Janelle Brown was most concerned about her finances when she left Kody Brown. As one of the family’s main breadwinners, ‘Sister Wives’ fans were confused. Still, there are a few reasons that Janelle was in financial trouble if she left her marriage.
Janelle Brown was presented as one of the breadwinners of the Brown family when Sister Wives began. Over a decade later, Janelle sat down for a confessional during season 18 of the series, bemoaning her financial situation. The mother of six noted she’d be walking away from her marriage with nothing. Her financial situation, she said, was precarious enough to make her feel stuck. So what exactly happened? What made Janelle Brown’s finances worse than Christine Brown’s and Meri Brown’s when they left Kody Brown? Three decisions made Janelle’s decision to leave Kody much more financially risky.
Janelle Brown used her own funds to help the family without the ability to replenish it
Janelle Brown was a proponent of plural marriage just like the rest of her family in 2010 when Sister Wives began. Even today, she seems open to the idea of entertaining polygamy again. Janelle was so in on the principle that she used most of her own finances to keep the Brown family afloat.

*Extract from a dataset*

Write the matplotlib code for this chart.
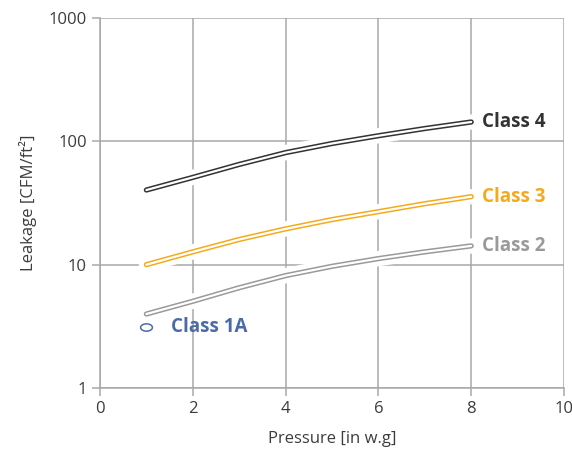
import matplotlib
matplotlib.use("Agg")
import matplotlib.pyplot as plt
from matplotlib.path import Path
import numpy as np

plt.rcParams['font.family'] = ['Open Sans', 'DejaVu Sans']

pressure = [1, 2, 3, 4, 5, 6, 7, 8]
class4 = [40.3, 51, 65, 81, 96, 111, 127, 143.5]
class3 = [10.0, 12.7, 16.0, 19.5, 23.2, 26.9, 31.2, 35.6]
class2 = [3.98, 5.05, 6.5, 8.15, 9.7, 11.2, 12.7, 14.2]
class1a_x = [1]
class1a_y = [3.1]

x_ticks = [0, 2, 4, 6, 8, 10]
y_ticks = [1, 10, 100, 1000]
y_ticklabels = ["1", "10", "100", "1000"]

series = [
    ("Class 4", class4, "#333333"),
    ("Class 3", class3, "#F5AA1C"),
    ("Class 2", class2, "#9a9a9a"),
]
blue = "#4B6AA8"
grid_c = "#a8a8a8"
text_c = "#3c3c3c"

fig = plt.figure(figsize=(5.72, 4.53), dpi=100)
ax = fig.add_axes([100/572, 1-388/453, 464/572, 370/453])
ax.set_yscale('log')
ax.set_xlim(0, 10)
ax.set_ylim(1, 1000)
ax.set_xticks(x_ticks)
ax.set_yticks(y_ticks)
ax.set_yticklabels(y_ticklabels)
ax.yaxis.set_minor_locator(matplotlib.ticker.NullLocator())

ax.grid(True, which='major', color=grid_c, linewidth=1.1, zorder=0)
ax.set_axisbelow(True)
for s in ['top', 'right']:
    ax.spines[s].set_visible(False)
for s in ['left', 'bottom']:
    ax.spines[s].set_color(grid_c)
    ax.spines[s].set_linewidth(1.1)
ax.tick_params(axis='both', colors=grid_c, length=5.5, width=1.1, labelcolor=text_c,
               labelsize=12, pad=4)

for name, vals, col in series:
    ax.plot(pressure, vals, color='white', lw=11, solid_capstyle='round',
            solid_joinstyle='round', zorder=2)
for name, vals, col in series:
    ax.plot(pressure, vals, color=col, lw=3.8, solid_capstyle='round',
            solid_joinstyle='round', zorder=3)
    ax.plot(pressure, vals, color='white', lw=1.6, solid_capstyle='round',
            solid_joinstyle='round', zorder=4)
    ax.annotate(name, xy=(pressure[-1], vals[-1]), xytext=(8, 0),
                textcoords='offset points', color=col, fontsize=13.5,
                fontweight='bold', va='center', ha='left', zorder=5)

# Class 1A marker (flattened ellipse)
t = np.linspace(0, 2*np.pi, 60)
ell = Path(np.column_stack([np.cos(t), 0.62*np.sin(t)]))
for xv, yv in zip(class1a_x, class1a_y):
    ax.plot([xv], [yv], marker=ell, markersize=8.5, markerfacecolor='white',
            markeredgecolor=blue, markeredgewidth=1.1, zorder=5, linestyle='none')
    ax.annotate("Class 1A", xy=(xv, yv), xytext=(18, 0), textcoords='offset points',
                color=blue, fontsize=13.5, fontweight='bold', va='center', ha='left')

ax.set_xlabel("Pressure [in w.g]", color=text_c, fontsize=12, labelpad=10)
ax.set_ylabel("Leakage [CFM/ft²]", color=text_c, fontsize=12, labelpad=8)

fig.savefig("out.png", dpi=100)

Before Sister Wives began, she used her money to help purchase the family’s Lehi, Utah home. Later, she and Meri Brown agreed to use their money to help pay off Robyn’s credit card debt. Janelle and Meri also handed over the profit from their Las Vegas home sales to help Robyn and Kody purchase their Arizona homestead.
The decision to help Kody and Robyn seemed like a sound family decision at the time, but it was fairly reckless when you think about where the Browns are today and how Kody and Robyn used and abused the other wives finances, including Janelle Brown’s. Meri had both her bed and breakfast and an MLM business to help her replenish lost funds. Janelle did not have those income streams.

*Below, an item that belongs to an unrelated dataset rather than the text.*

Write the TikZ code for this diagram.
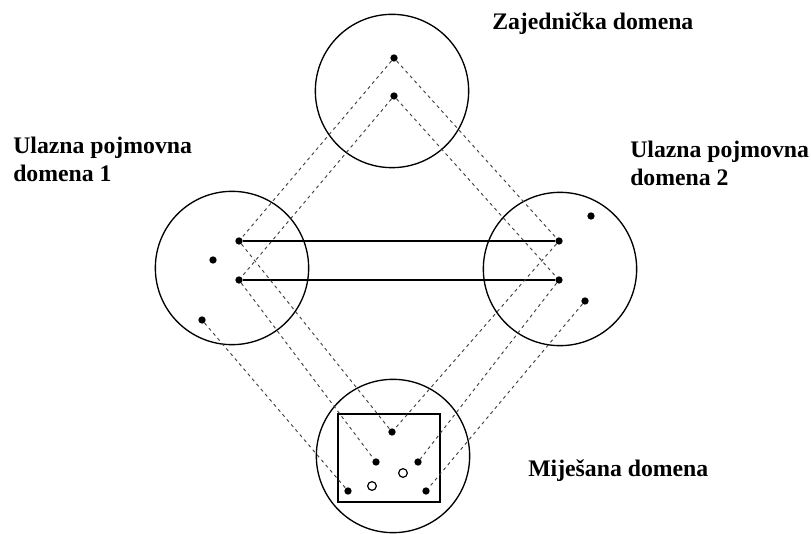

She didn’t buy personal property, unlike her sister wives
Janelle Brown was the sister wife who went all-in on the Coyote Pass property. She didn’t look to purchase a house in the city when they first moved to the state. She held firm on her desire to avoid buying property because she was attached to the idea of building. That decision didn’t serve her well.
Christine Brown purchased a house in Flagstaff, Arizona, instead of renting. A red-hot real estate market when she left Kody meant the mother of six walked away with a nice profit when she sold the home. Christine purchased the property in 2018 for $520,000. According to property records, she unloaded the house in October 2021 for $700,000. While the $180,000 didn’t set Christine up for life, it helped ease her financial worries immediately following the split.

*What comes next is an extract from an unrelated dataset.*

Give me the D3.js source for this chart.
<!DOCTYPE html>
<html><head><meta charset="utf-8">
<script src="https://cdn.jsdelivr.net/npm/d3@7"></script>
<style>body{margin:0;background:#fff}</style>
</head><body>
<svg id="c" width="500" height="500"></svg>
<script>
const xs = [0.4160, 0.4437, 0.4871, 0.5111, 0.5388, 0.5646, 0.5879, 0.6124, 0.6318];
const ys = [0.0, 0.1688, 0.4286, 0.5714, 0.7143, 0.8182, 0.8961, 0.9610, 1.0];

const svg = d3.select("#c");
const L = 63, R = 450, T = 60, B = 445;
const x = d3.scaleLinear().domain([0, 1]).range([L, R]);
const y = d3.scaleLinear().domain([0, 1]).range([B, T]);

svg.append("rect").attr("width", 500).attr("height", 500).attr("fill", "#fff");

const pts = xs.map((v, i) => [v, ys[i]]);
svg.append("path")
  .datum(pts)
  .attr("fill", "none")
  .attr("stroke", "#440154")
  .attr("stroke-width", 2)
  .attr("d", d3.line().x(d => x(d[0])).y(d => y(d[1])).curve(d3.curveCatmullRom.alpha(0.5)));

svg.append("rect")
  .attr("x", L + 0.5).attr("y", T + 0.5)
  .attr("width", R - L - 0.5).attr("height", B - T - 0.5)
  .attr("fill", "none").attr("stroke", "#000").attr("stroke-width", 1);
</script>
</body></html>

While Meri Brown didn’t purchase property in Flagstaff, she was smart to finance and run her own business away from the prying eyes of the Brown family. Before the family moved to Flagstaff, Meri purchased a small bed and breakfast in Utah. She financed the property alone after the Browns vetoed the idea of investing. Since renovating the house, she has run a successful, albeit small, business. Just like Christine, the inn wasn’t a big enough asset to assuage financial worries for life. Still, it was a safety net for Meri when she decided to completely cut ties with Kody and Robyn Brown. She also moved to the property after deciding to give up her Flagstaff rental.
An expensive RV wasn’t Janelle Brown’s finest financial decision
In early 2021, Janelle Brown made a rash financial decision to purchase a fifth wheel. Janelle said she hoped to have a summer adventure and finally get out onto the land the Brown family purchased ahead of their move to Arizona. The RV was purchased brand new for over $80,000, sight unseen. Janelle bought the camper without discussing the decision with Kody or her sister wives. The big expenditure led some viewers to assume Janelle Brown had her finances in order. That might not have been the case.
Based on Janelle’s recent insights on her financial situation, the fifth wheel purchase left her with little savings. Unlike a house or land, an RV does not gain equity once purchased. Rather, it depreciates, so the large purchase wasn’t an investment. While Janelle Brown still owns the fifth wheel, it doesn’t do much to shore up her finances after the end of her marriage.